TINSTAAPP
TINSTAAPP is an acronym for There Is No Such Thing As A Pitching Prospect. It is sometimes referred to as TANSTAAPP, replacing "ain't" with "is", doubling up on grammatical unsoundness.
It is generally thought to have been adapted by Gary Huckabay (one of the founders of Baseball Prospectus, although Gary's coinage of TINSTAAPP on rec.sport.baseball predates Prospectus) from Robert A. Heinlein's "TANSTAAFL" ("There Ain't No Such Thing As A Free Lunch", from the novel The Moon is a Harsh Mistress)[1][2]
At Baseball Prospectus, Joe Sheehan summed TINSTAAP nicely:
- [TINSTAAP] is actually a shorthand way of expressing the idea that minor-league pitchers are an unpredictable, unreliable subset of baseball players. [...]

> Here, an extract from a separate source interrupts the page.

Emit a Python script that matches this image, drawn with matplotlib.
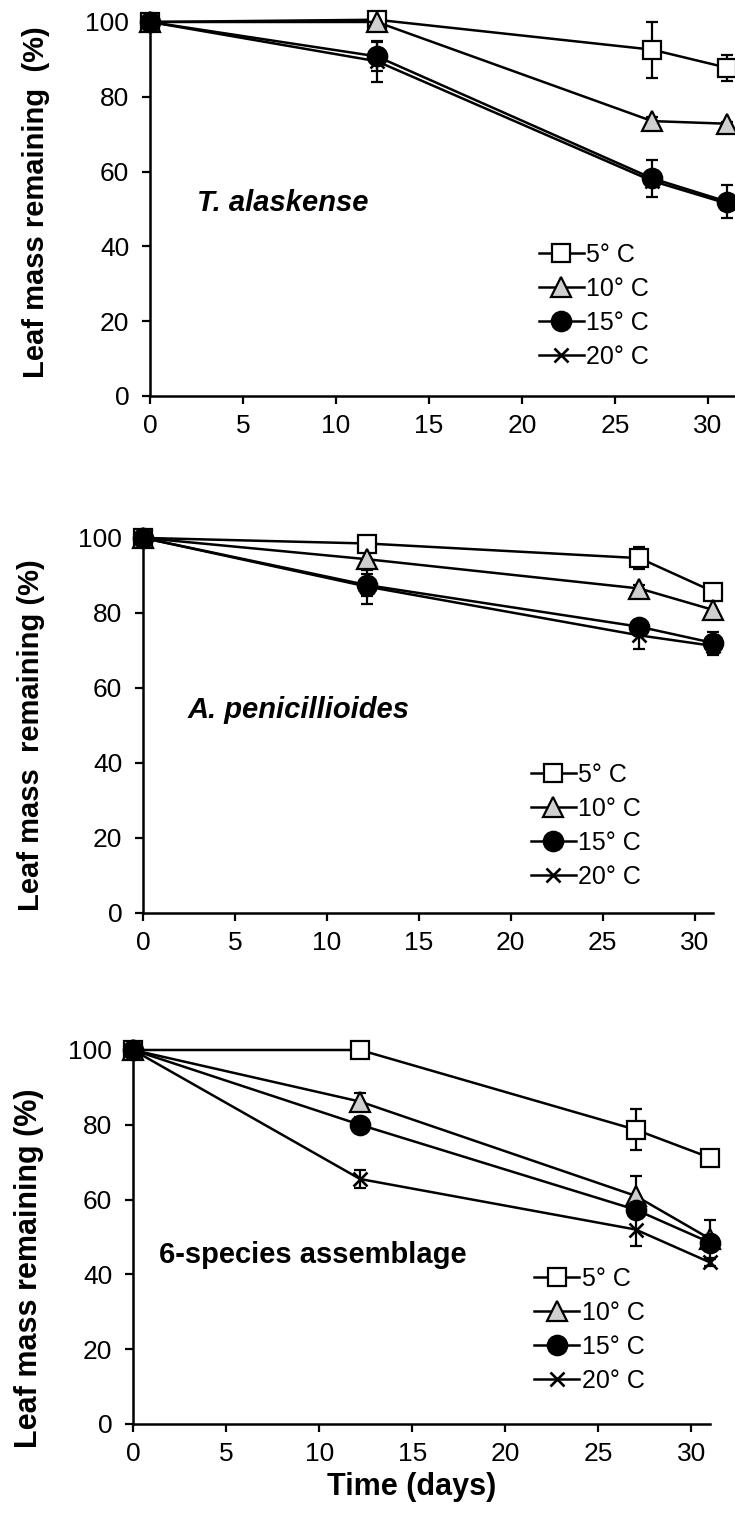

- The principles behind [TINSTAAPP] are pretty simple. Pitchers are unpredictable. They're asked to perform an unnatural act--throw baseballs overhand--under great stress, thousands of times a year. They get hurt with stunning frequency, sometimes enough to cost them a career, more often just enough to hinder their effectiveness. (Modern medicine has dramatically changed what a pitcher can do to his arm and still have a career.) Even the better ones--Andy Pettitte, for instance--have wide year-to-year variations in their performance. It's only the very top 0.1% of pitchers who are consistently good year-in and year-out over substantial careers.[3]